Intégrer les mentalités
Trente ans après l’adoption de la Loi 9, par laquelle Québec garantit le respect des droits des personnes handicapées, beaucoup de travail reste à accomplir pour assurer la pleine intégration des étudiants atteints d’une déficience.
Si les installations sont adaptées graduellement, les mentalités, elles, évoluent peu. Les personnes qui fréquentent l’UQAM ignorent souvent comment agir face aux incapacités des handicapés. «Les gens ont peur de m’insulter s’ils m’aident, déplore Émilie Boissel. Lorsque j’échappe mon crayon et que je suis incapable de le reprendre, certaines personnes passent et ne se retournent même pas.» La jeune femme préfèrerait que ses collègues l’approchent d’eux-mêmes plutôt que de quémander leur aide.
Josée Pineault, une autre étudiante de l’UQAM atteinte de déficience visuelle, critique le comportement de ses camarades de classe, surtout pendant la débandade qui suit la fin des cours. «Les gens foncent dans ma canne! Ils bloquent les rampes d’accès! C’est une question de civisme.»
Pour le conseiller Gilles Ouellet, la sensibilisation est importante pour faire comprendre la réalité des étudiants handicapés à la communauté uqamienne. «L’attitude y est pour beaucoup», croit-t-il. Selon lui, un étudiant qui présente sa déficience au professeur et à ses camarades de classe au début de la session a toutes les chances d’obtenir la considération méritée.

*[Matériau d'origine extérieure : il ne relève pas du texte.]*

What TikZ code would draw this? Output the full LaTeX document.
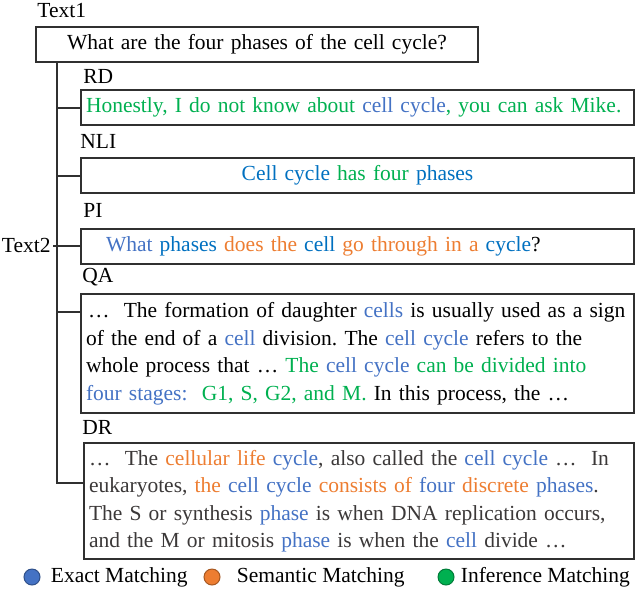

Pour encourager les étudiants dans cette démarche, le SIEH offre une panoplie de services. Il fournit des lettres à donner aux professeurs pour indiquer les accommodements nécessaires, il aide les étudiants à trouver un preneur de note et va même jusqu’à changer les locaux des cours lorsque ceux-ci ne sont pas accessibles.
L’UQAM a la cote
Malgré les quelques manquements de l’institution, le conseiller est fier de dire que l’UQAM fait de nombreux jaloux au sein du réseau universitaire quant à l’intégration des handicapés. Elle est d’ailleurs l’université francophone qui accueille le plus d’étudiants ayant une déficience au Québec. Cela a motivé l’Université à porter une attention particulière à la question lors de la construction du Complexe des sciences. L’organisme sans but lucratif Kéroul, qui évalue l’accessibilité des installations pour les personnes handicapées, a d’ailleurs donné la cote «adaptée» aux nouvelles résidences de la rue Saint-Urbain.
La progression de cette clientèle amène l’UQAM à développer de nouveaux projets pour favoriser leur adaptation. L’accès à la station de métro Berri-UQAM via le pavillon de Musique est l’un des projets sur lequel travaille l’institution, en collaboration avec la Société des transports de Montréal. Cependant, comme le rappelle Gilles Ouellet, ce n’est pas le manque de volonté qui retarde l’adaptation des installations, mais bien un éternel problème de coût.